Il convient, en outre, de témoigner d’une extrême vigilance lorsqu’un mineur est placé dans un établissement dont les liens avec des organisations sectaires seraient suspectés. La diffusion des informations recueillies auprès des divers partenaires institutionnels est, de ce point de vue, d’autant plus essentielle que les activités des sectes sont multiformes et tendent à se diversifier pour étendre, de manière parfois insidieuse, leur influence, notamment dans le domaine de la formation.

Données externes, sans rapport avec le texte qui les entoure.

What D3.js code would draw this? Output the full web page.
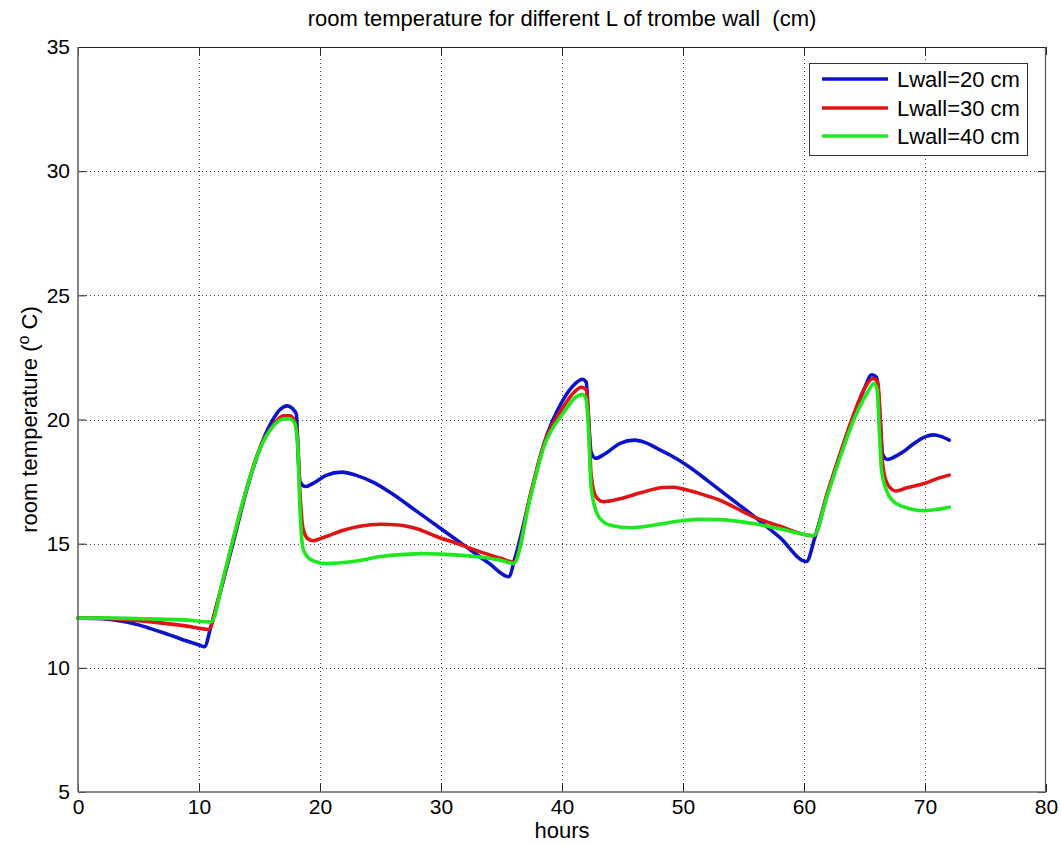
<!DOCTYPE html>
<html>
<head>
<meta charset="utf-8">
<script src="https://cdn.jsdelivr.net/npm/d3@7"></script>
<style>
  html, body { margin: 0; padding: 0; background: #fff; }
  svg { display: block; font-family: "Liberation Sans", Arial, Helvetica, sans-serif; }
  text { white-space: pre; }
</style>
</head>
<body>
<svg id="chart" width="1061" height="845"></svg>
<script>
// Room temperature (°C) against time (hours) for three trombe wall thicknesses.
const titleText = "room temperature for different L of trombe wall  (cm)";
const xLabel = "hours";
const xTicks = [0, 10, 20, 30, 40, 50, 60, 70, 80];
const yTicks = [5, 10, 15, 20, 25, 30, 35];
const seriesNames = ["Lwall=20 cm", "Lwall=30 cm", "Lwall=40 cm"];
const seriesColors = ["#0b14c8", "#e01414", "#1ee81e"];

// [hour, temperature] samples
const lwall20 = [
  [0, 12.0], [2, 11.98], [3, 11.93], [4, 11.85], [5, 11.73], [6, 11.58], [7, 11.42],
  [8, 11.25], [9, 11.08], [10, 10.92], [10.45, 10.85], [11.0, 11.7], [12.0, 13.5],
  [12.8, 15.0], [13.9, 17.1], [15.0, 18.8], [16.0, 19.9], [16.7, 20.4], [17.3, 20.55],
  [17.7, 20.45], [18.05, 20.2], [18.2, 18.5], [18.35, 17.5], [18.8, 17.3], [19.5, 17.45],
  [20.5, 17.75], [21.8, 17.88], [23, 17.75], [24.5, 17.45], [26, 17.0], [28, 16.3],
  [30, 15.6], [32, 14.9], [34, 14.2], [35.6, 13.67], [36.1, 14.4], [37.4, 16.95],
  [38.5, 19.0], [40.1, 20.8], [41.0, 21.4], [41.7, 21.62], [42.0, 21.5], [42.2, 20.0],
  [42.4, 18.7], [42.8, 18.44], [43.5, 18.6], [44.8, 19.04], [46, 19.17], [47, 19.05],
  [48, 18.8], [49, 18.55], [50.5, 18.1], [52, 17.55], [54, 16.8], [56, 16.05],
  [58, 15.25], [60.2, 14.28], [60.9, 15.25], [61.9, 16.95], [63.0, 18.6], [64.1, 20.1],
  [65.0, 21.25], [65.6, 21.8], [66.0, 21.7], [66.3, 20.0], [66.5, 18.6], [66.9, 18.39],
  [67.5, 18.5], [68.2, 18.7], [69, 19.0], [70, 19.3], [70.7, 19.38], [71.3, 19.32], [72, 19.17]
];
const lwall30 = [
  [0, 12.0], [2, 12.0], [3, 11.97], [5, 11.9], [7, 11.8], [9, 11.68], [10.8, 11.55],
  [11.5, 12.6], [12, 13.55], [12.8, 15.1], [13.9, 17.15], [15.0, 18.8], [16.1, 19.75],
  [17.0, 20.15], [17.5, 20.15], [17.9, 19.95], [18.15, 19.2], [18.35, 17.0], [18.6, 15.6],
  [19.0, 15.2], [19.45, 15.12], [20, 15.2], [20.8, 15.34], [22, 15.55], [23.3, 15.7],
  [25, 15.78], [26.5, 15.75], [28, 15.6], [30, 15.22], [31, 15.07], [33.2, 14.68],
  [35, 14.4], [36.0, 14.25], [37.4, 17.0], [38.5, 19.0], [40.1, 20.5], [41.0, 21.1],
  [41.6, 21.3], [42.0, 21.2], [42.2, 20.0], [42.4, 17.8], [42.8, 16.9], [43.4, 16.69],
  [44.8, 16.81], [46.5, 17.05], [48.4, 17.26], [49.2, 17.27], [50, 17.2], [51.5, 17.0],
  [53, 16.76], [55.8, 16.09], [58, 15.7], [60.8, 15.31], [61.9, 17.0], [63.0, 18.65],
  [64.1, 20.2], [65.0, 21.25], [65.7, 21.65], [66.1, 21.5], [66.3, 20.0], [66.5, 18.2],
  [66.9, 17.4], [67.6, 17.12], [68.5, 17.25], [70, 17.43], [71, 17.62], [72, 17.76]
];
const lwall40 = [
  [0, 12.0], [3, 12.0], [6, 11.97], [9, 11.92], [11.0, 11.85], [12, 13.6], [12.8, 15.15],
  [13.9, 17.16], [15.0, 18.77], [16.1, 19.71], [17.0, 20.02], [17.5, 20.02], [17.9, 19.85],
  [18.15, 19.0], [18.35, 16.3], [18.6, 14.8], [19.0, 14.45], [19.5, 14.3], [20.5, 14.2],
  [21.5, 14.22], [23.3, 14.32], [25, 14.48], [27, 14.57], [28.5, 14.6], [30, 14.58],
  [32, 14.52], [33.2, 14.46], [35, 14.32], [36.0, 14.2], [37.4, 16.9], [38.5, 18.9],
  [40.1, 20.25], [41.2, 20.92], [41.7, 21.0], [42.0, 20.8], [42.2, 19.5], [42.4, 17.3],
  [42.9, 16.2], [43.5, 15.85], [44.2, 15.72], [45.6, 15.64], [47, 15.7], [48.1, 15.79],
  [50, 15.93], [51.5, 15.98], [53, 15.97], [55.8, 15.81], [58, 15.6], [60.8, 15.33],
  [61.9, 16.9], [63.0, 18.5], [64.1, 19.98], [65.2, 21.05], [65.8, 21.45], [66.05, 21.2],
  [66.2, 19.8], [66.4, 18.0], [66.8, 17.16], [67.4, 16.7], [68.2, 16.49], [69, 16.38],
  [70, 16.33], [71, 16.38], [72, 16.47]
];
const seriesData = [lwall20, lwall30, lwall40];

const svg = d3.select("#chart");
const margin = { left: 78, top: 47, right: 1061 - 1046, bottom: 845 - 792 };
const W = 1061 - margin.left - margin.right;
const H = 845 - margin.top - margin.bottom;
const tickFont = 21;
const labelFont = 22;

const x = d3.scaleLinear().domain([0, 80]).range([0, W]);
const y = d3.scaleLinear().domain([5, 35]).range([H, 0]);

svg.append("rect").attr("width", 1061).attr("height", 845).attr("fill", "#fff");
const g = svg.append("g").attr("transform", `translate(${margin.left},${margin.top})`);

// dotted grid
const grid = g.append("g").attr("stroke", "#444").attr("stroke-width", 1)
  .attr("stroke-dasharray", "1,3");
grid.selectAll("line.gx").data(xTicks.slice(1, -1)).join("line")
  .attr("x1", d => Math.round(x(d)) + 0.5).attr("x2", d => Math.round(x(d)) + 0.5)
  .attr("y1", 0).attr("y2", H);
grid.selectAll("line.gy").data(yTicks.slice(1, -1)).join("line")
  .attr("y1", d => Math.round(y(d)) + 0.5).attr("y2", d => Math.round(y(d)) + 0.5)
  .attr("x1", 0).attr("x2", W);

// series
const line = d3.line().x(d => x(d[0])).y(d => y(d[1])).curve(d3.curveMonotoneX);
g.selectAll("path.series").data(seriesData).join("path")
  .attr("class", "series")
  .attr("d", line)
  .attr("fill", "none")
  .attr("stroke", (d, i) => seriesColors[i])
  .attr("stroke-width", 3.6)
  .attr("stroke-linejoin", "round")
  .attr("stroke-linecap", "round");

// axes with inward ticks on all four sides
function styleAxis(sel) {
  sel.select(".domain").remove();
  sel.selectAll(".tick line").attr("stroke", "#222");
  sel.selectAll(".tick text").attr("fill", "#000")
    .style("font-size", tickFont + "px")
    .style("font-family", "'Liberation Sans', Arial, Helvetica, sans-serif");
}
g.append("g").attr("transform", `translate(0,${H})`)
  .call(d3.axisBottom(x).tickValues(xTicks).tickFormat(d3.format("d"))
    .tickSizeInner(-8).tickSizeOuter(0).tickPadding(7))
  .call(styleAxis);
g.append("g")
  .call(d3.axisLeft(y).tickValues(yTicks).tickFormat(d3.format("d"))
    .tickSizeInner(-8).tickSizeOuter(0).tickPadding(8))
  .call(styleAxis);
g.append("g")
  .call(d3.axisTop(x).tickValues(xTicks).tickFormat("").tickSizeInner(-8).tickSizeOuter(0))
  .call(styleAxis);
g.append("g").attr("transform", `translate(${W},0)`)
  .call(d3.axisRight(y).tickValues(yTicks).tickFormat("").tickSizeInner(-8).tickSizeOuter(0))
  .call(styleAxis);

// axes box
g.append("line").attr("x1", 0).attr("x2", W).attr("y1", 0.5).attr("y2", 0.5)
  .attr("stroke", "#222").attr("stroke-width", 1);
g.append("line").attr("x1", W - 0.5).attr("x2", W - 0.5).attr("y1", 0).attr("y2", H)
  .attr("stroke", "#555").attr("stroke-width", 1.2);
g.append("line").attr("x1", 0).attr("x2", W).attr("y1", H).attr("y2", H)
  .attr("stroke", "#666").attr("stroke-width", 1.6);
g.append("line").attr("x1", 0).attr("x2", 0).attr("y1", 0).attr("y2", H)
  .attr("stroke", "#666").attr("stroke-width", 1.6);

// title and axis labels
svg.append("text").attr("x", margin.left + W / 2).attr("y", 26)
  .attr("text-anchor", "middle").style("font-size", labelFont + "px").text(titleText);
svg.append("text").attr("x", margin.left + W / 2).attr("y", 838)
  .attr("text-anchor", "middle").style("font-size", labelFont + "px").text(xLabel);
const yl = svg.append("text")
  .attr("transform", `translate(37,${margin.top + H / 2}) rotate(-90)`)
  .attr("text-anchor", "middle").style("font-size", labelFont + "px");
yl.append("tspan").text("room temperature (");
yl.append("tspan").attr("dy", -8).style("font-size", "16px").text("o");
yl.append("tspan").attr("dy", 8).text(" C)");

// legend
const lg = svg.append("g");
lg.append("rect").attr("x", 809.5).attr("y", 63.5).attr("width", 218).attr("height", 92)
  .attr("fill", "#fff").attr("stroke", "#333").attr("stroke-width", 1);
const legendRows = [79, 108, 136];
seriesNames.forEach((name, i) => {
  lg.append("line").attr("x1", 822).attr("x2", 888)
    .attr("y1", legendRows[i]).attr("y2", legendRows[i])
    .attr("stroke", seriesColors[i]).attr("stroke-width", 3.6);
  lg.append("text").attr("x", 897).attr("y", legendRows[i] + 8)
    .style("font-size", labelFont + "px").text(name);
});
</script>
</body>
</html>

L’exercice vigilant des attributions civiles du ministère public, en dehors des cas prévus aux articles 375 et suivants du code civil, devrait permettre d’assurer au mieux la protection des personnes, majeures ou mineures, soumises à l’emprise de mouvements sectaires, ainsi que de leur entourage. A cet égard, les procédures de placement sous sauvegarde de justice, de tutelle ou de curatelle peuvent être une réponse adéquate pour les majeurs.
Aussi les magistrats du parquet chargés de ces attributions doivent-ils s’employer à établir une concertation efficace avec les juges aux affaires familiales et les juges des enfants, de telle sorte qu’ils puissent exercer utilement les prérogatives que leur attribuent les articles 424 et 429 du code de procédure civile et faire connaître leur avis sur les affaires dans lesquelles ils estiment devoir intervenir en tant que partie jointe, même lorsque la loi n’a pas prévu d’obligation spéciale de communication.
Vous voudrez bien continuer à me rendre systématiquement compte des procédures suivies dans votre ressort en ce domaine, me signaler toute difficulté que vous pourriez rencontrer dans la mise en application des présentes instructions et me faire part de toute suggestion qui vous paraîtrait utile pour améliorer la lutte contre les dérives sectaires.